Eloigné temporairement des missions à moto par une blessure reçue en service en janvier  2004, il prend alors à sa charge une part importante des tâches administratives du commandement de son unité. Il assume ainsi, progressivement, des fonctions d'adjoint au commandant de  brigade.

C'est également en considération de son engagement personnel  et de son souci constant de partager ses connaissances qu'il est proposé par ses chefs pour suivre, en mai 2005, le stage de formateur-relais pour la lutte contre l'immigration irrégulière. Il s'agit là encore d'étendre les capacités d'investigations de l'unité. Dans cette zone  frontalière où les passages d'un pays à l'autre sont d'une grande facilité, un engagement soutenu de la gendarmerie pour faire respecter les règles d'entrée et de séjour sur le territoire national s'impose en effet comme une évidence.

Jacques LOURTIES, en raison de son excellente manière de servir et de ses aptitudes manifestes à exercer des responsabilités du grade supérieur, venait d'être distingué en cette fin d'année  2006 par une inscription au tableau d'avancement de l'année 2007. Il était à l'évidence au seuil d'une belle carrière de gradé.

Ce 1er janvier 2007, agissant sur réquisition du procureur de la République dans le cadre d'un dispositif départemental de sécurité  à l'occasion des fêtes de fin d'année, il participe en compagnie du gendarme Grégory AUPIED, à un service de contrôles routiers commandé entre 4 et 8 heures du matin. Les deux militaires établissent un poste de contrôle sur la place du village de La-Neuville-aux-Joûtes, non loin d'une discothèque. Ils bénéficient d'un éclairage public, portent leur chasuble et sont de la sorte aisément identifiables. Il ne peut y avoir aucun doute, aucune méprise ni sur leur qualité ni sur le sens de leur présence.

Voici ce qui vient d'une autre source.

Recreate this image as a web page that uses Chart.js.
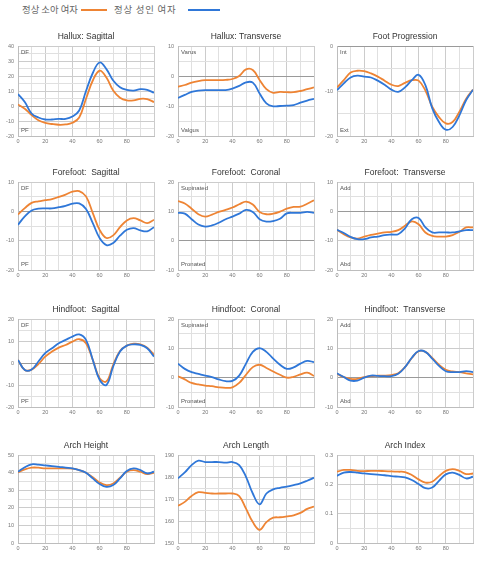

Vers 5 heures 30 , alors qu'ils s'apprêtent à contrôler un véhicule avec plusieurs personnes à bord, celui ci  accélère brutalement et fonce délibérément sur les gendarmes. Jacques LOURTIES est heurté de plein fouet par le véhicule qui prend la fuite.

Le gendarme Grégory AUPIED échappe de justesse au même sort. Il porte les premiers soins à son camarade, appelle les secours et transmet les premiers éléments qui permettront, au terme de l'enquête diligentée sans désemparer sous la direction du Procureur de la République d'identifier et d'interpeller le chauffard et ses complices.

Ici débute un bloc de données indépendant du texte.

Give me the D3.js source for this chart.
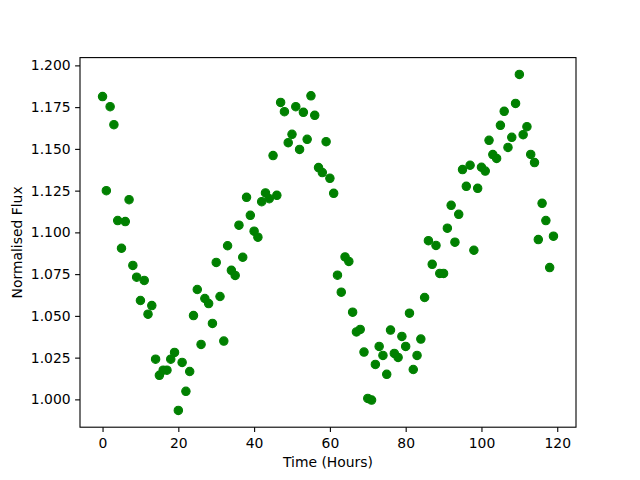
<!DOCTYPE html>
<html>
<head>
<meta charset="utf-8">
<script src="https://cdn.jsdelivr.net/npm/d3@7"></script>
<style>
  html, body { margin: 0; padding: 0; background: #fff; }
  svg text { font-family: "DejaVu Sans", sans-serif; }
</style>
</head>
<body>
<svg id="chart" width="640" height="480"></svg>
<script>
// ---- data ----
const hours = [
  0,1,2,3,4,5,6,7,8,9,10,11,12,13,14,15,16,17,18,19,
  20,21,22,23,24,25,26,27,28,29,30,31,32,33,34,35,36,37,38,39,
  40,41,42,43,44,45,46,47,48,49,50,51,52,53,54,55,56,57,58,59,
  60,61,62,63,64,65,66,67,68,69,70,71,72,73,74,75,76,77,78,79,
  80,81,82,83,84,85,86,87,88,89,90,91,92,93,94,95,96,97,98,99,
  100,101,102,103,104,105,106,107,108,109,110,111,112,113,114,115,116,117,118,119
];
const flux = [
  1.1813,1.1250,1.1753,1.1645,1.1071,1.0905,1.1065,1.1196,1.0802,1.0732,
  1.0592,1.0712,1.0510,1.0562,1.0241,1.0144,1.0175,1.0175,1.0241,1.0281,
  0.9934,1.0221,1.0048,1.0167,1.0502,1.0658,1.0329,1.0604,1.0574,1.0455,
  1.0820,1.0616,1.0349,1.0920,1.0773,1.0742,1.1043,1.0851,1.1210,1.1102,
  1.1007,1.0971,1.1184,1.1236,1.1202,1.1460,1.1222,1.1778,1.1723,1.1537,
  1.1587,1.1753,1.1497,1.1719,1.1557,1.1818,1.1701,1.1388,1.1358,1.1543,
  1.1324,1.1234,1.0744,1.0642,1.0853,1.0826,1.0522,1.0404,1.0419,1.0283,
  1.0006,0.9996,1.0209,1.0317,1.0263,1.0150,1.0415,1.0275,1.0251,1.0377,
  1.0317,1.0516,1.0179,1.0263,1.0361,1.0610,1.0950,1.0809,1.0922,1.0754,
  1.0754,1.1025,1.1162,1.0941,1.1108,1.1376,1.1276,1.1402,1.0893,1.1264,
  1.1390,1.1367,1.1551,1.1466,1.1443,1.1641,1.1725,1.1509,1.1569,1.1772,
  1.1946,1.1585,1.1633,1.1467,1.1418,1.0957,1.1174,1.1071,1.0789,1.0977
];
const xTicks = [0, 20, 40, 60, 80, 100, 120];
const yTicks = [1.000, 1.025, 1.050, 1.075, 1.100, 1.125, 1.150, 1.175, 1.200];
const xLabel = "Time (Hours)";
const yLabel = "Normalised Flux";

// ---- layout ----
const L = 80, R = 576, T = 57.6, B = 427.2;
const svg = d3.select("#chart");

function padded(ext) {
  const m = (ext[1] - ext[0]) * 0.05;
  return [ext[0] - m, ext[1] + m];
}
const x = d3.scaleLinear().domain(padded(d3.extent(hours))).range([L, R]);
const y = d3.scaleLinear().domain(padded(d3.extent(flux))).range([B, T]);

const pts = hours.map((h, i) => ({ h, v: flux[i] }));

// points
svg.append("g")
  .selectAll("circle")
  .data(pts)
  .join("circle")
  .attr("cx", d => x(d.h))
  .attr("cy", d => y(d.v))
  .attr("r", 4.2)
  .attr("fill", "#008000")
  .attr("stroke", "#008000")
  .attr("stroke-width", 1.1);

// axes
const fontSize = "13.9px";
const xAxis = svg.append("g")
  .attr("transform", `translate(0,${B})`)
  .call(d3.axisBottom(x).tickValues(xTicks).tickFormat(d3.format("d"))
    .tickSize(4.9).tickPadding(6).tickSizeOuter(0));
const yAxis = svg.append("g")
  .attr("transform", `translate(${L},0)`)
  .call(d3.axisLeft(y).tickValues(yTicks).tickFormat(d3.format(".3f"))
    .tickSize(4.9).tickPadding(4.5).tickSizeOuter(0));

[xAxis, yAxis].forEach(g => {
  g.select(".domain").remove();
  g.selectAll("line").attr("stroke", "#000").attr("stroke-width", 1.1);
  g.selectAll("text").attr("fill", "#000").style("font-size", fontSize)
    .style("font-family", "'DejaVu Sans', sans-serif");
});

// frame
svg.append("rect")
  .attr("x", L).attr("y", T)
  .attr("width", R - L).attr("height", B - T)
  .attr("fill", "none")
  .attr("stroke", "#000")
  .attr("stroke-width", 1.1);

// labels
svg.append("text")
  .attr("x", (L + R) / 2).attr("y", 467)
  .attr("text-anchor", "middle")
  .style("font-size", fontSize)
  .text(xLabel);

svg.append("text")
  .attr("transform", `translate(21.5,${(T + B) / 2}) rotate(-90)`)
  .attr("text-anchor", "middle")
  .style("font-size", fontSize)
  .text(yLabel);
</script>
</body>
</html>
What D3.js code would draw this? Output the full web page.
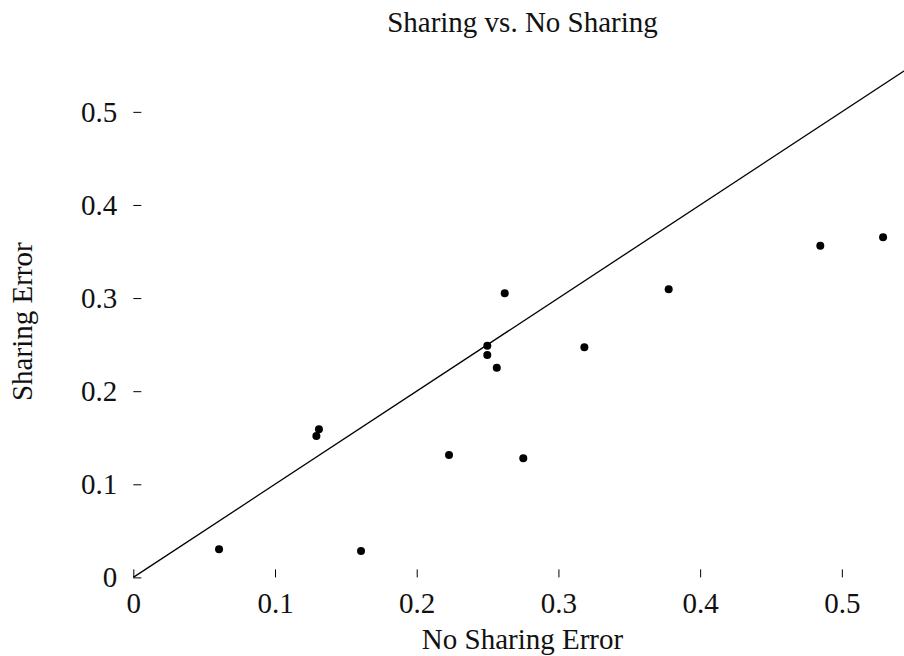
<!DOCTYPE html>
<html>
<head>
<meta charset="utf-8">
<script src="https://cdn.jsdelivr.net/npm/d3@7"></script>
<style>
  html, body { margin: 0; padding: 0; background: #fff; }
  text { font-family: "Liberation Serif", "Times New Roman", serif; fill: #111; }
</style>
</head>
<body>
<div id="chart"></div>
<script>
const width = 904;
const height = 656;

// Data: error with no sharing (x) vs error with sharing (y)
const noSharingError = [0.0605, 0.1607, 0.1310, 0.1292, 0.2228, 0.2752, 0.2498,
  0.2498, 0.2565, 0.2621, 0.3183, 0.3778, 0.4848, 0.5291];
const sharingError = [0.0302, 0.0284, 0.1591, 0.1519, 0.1315, 0.1279, 0.2489,
  0.2389, 0.2252, 0.3052, 0.2471, 0.3094, 0.3563, 0.3653];

const xTicks = [0, 0.1, 0.2, 0.3, 0.4, 0.5];
const xTickLabels = ['0', '0.1', '0.2', '0.3', '0.4', '0.5'];
const yTicks = [0, 0.1, 0.2, 0.3, 0.4, 0.5];
const yTickLabels = ['0', '0.1', '0.2', '0.3', '0.4', '0.5'];

// reference line y = x
const diagonal = [[0, 0], [0.55, 0.55]];

const fontSize = 29;

const svg = d3.select('#chart')
  .append('svg')
    .attr('width', width)
    .attr('height', height);

const x = d3.scaleLinear().domain([0, 0.55]).range([133.3, 912.7]);
const y = d3.scaleLinear().domain([0, 0.55]).range([577.4, 65.3]);

// Axes: inward ticks, no domain line
const xAxis = svg.append('g')
  .attr('transform', `translate(0, ${y(0)})`)
  .call(d3.axisBottom(x)
    .tickValues(xTicks)
    .tickFormat((d, i) => xTickLabels[i])
    .tickSizeInner(-8)
    .tickSizeOuter(0)
    .tickPadding(15));

const yAxis = svg.append('g')
  .attr('transform', `translate(${x(0)}, 0)`)
  .call(d3.axisLeft(y)
    .tickValues(yTicks)
    .tickFormat((d, i) => yTickLabels[i])
    .tickSizeInner(-8)
    .tickSizeOuter(0)
    .tickPadding(16));

svg.selectAll('.domain').remove();
svg.selectAll('.tick line').attr('stroke', '#000').attr('stroke-width', 1);
svg.selectAll('.tick text')
  .attr('font-family', '"Liberation Serif", "Times New Roman", serif')
  .attr('font-size', fontSize)
  .attr('fill', '#111');

// Diagonal
const line = d3.line().x(d => x(d[0])).y(d => y(d[1]));
svg.append('path')
  .datum(diagonal)
  .attr('d', line)
  .attr('fill', 'none')
  .attr('stroke', '#000')
  .attr('stroke-width', 1.3);

// Points
svg.append('g')
  .selectAll('circle')
  .data(noSharingError.map((v, i) => [v, sharingError[i]]))
  .join('circle')
    .attr('cx', d => x(d[0]))
    .attr('cy', d => y(d[1]))
    .attr('r', 4)
    .attr('fill', '#000');

// Titles
svg.append('text')
  .attr('x', 522.5)
  .attr('y', 32)
  .attr('text-anchor', 'middle')
  .attr('font-size', fontSize)
  .text('Sharing vs. No Sharing');

svg.append('text')
  .attr('x', 522.5)
  .attr('y', 649)
  .attr('text-anchor', 'middle')
  .attr('font-size', fontSize)
  .text('No Sharing Error');

svg.append('text')
  .attr('transform', 'translate(32, 321.7) rotate(-90)')
  .attr('text-anchor', 'middle')
  .attr('font-size', fontSize)
  .text('Sharing Error');
</script>
</body>
</html>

Très grièvement blessé, et en dépit d'une intervention rapide des pompiers et du SAMU, Jacques s'éteint à l'hôpital de Reims le lendemain 2 janvier.

 A l'image de nombre de ses camarades, Jacques LOURTIES a perdu la vie en accomplissant son devoir. Il faisait ce soir là, à un  moment où les Français achevaient de fêter le passage à la Nouvelle Année, son travail avec rigueur et conscience,  pénétré par sa mission.

Son engagement total, au service de Français et de la Loi, a valeur d'exemple et restera gravé dans nos mémoires.

   A vous Madame Noizet, qui venez d'être brutalement séparée de votre compagnon, à vous ses enfants Cynthia, Sandra, Lucas et la petite Malia, à vous Madame qui venez de perdre un fils, à vous tous ses amis, je tiens à renouveler notre compassion et vous assurer de notre totale sympathie.

Major Jacques LOURTIES, nous nous inclinons respectueusement devant vous. Le Ministre de la Défense va maintenant vous remettre deux décorations :

- La médaille militaire qui rappelle votre appartenance à la communauté militaire ainsi que la valeur de vos mérites ;

- La médaille de la gendarmerie, avec citation, qui honore le choix que vous avez fait au service des autres.

Ces médailles et citation constituent l'ultime salut de vos chefs et de vos pairs qui vous expriment ainsi leur respect et leur reconnaissance.
 
Reposez en paix, Major Jacques LOURTIES, votre souvenir ne nous quittera pas.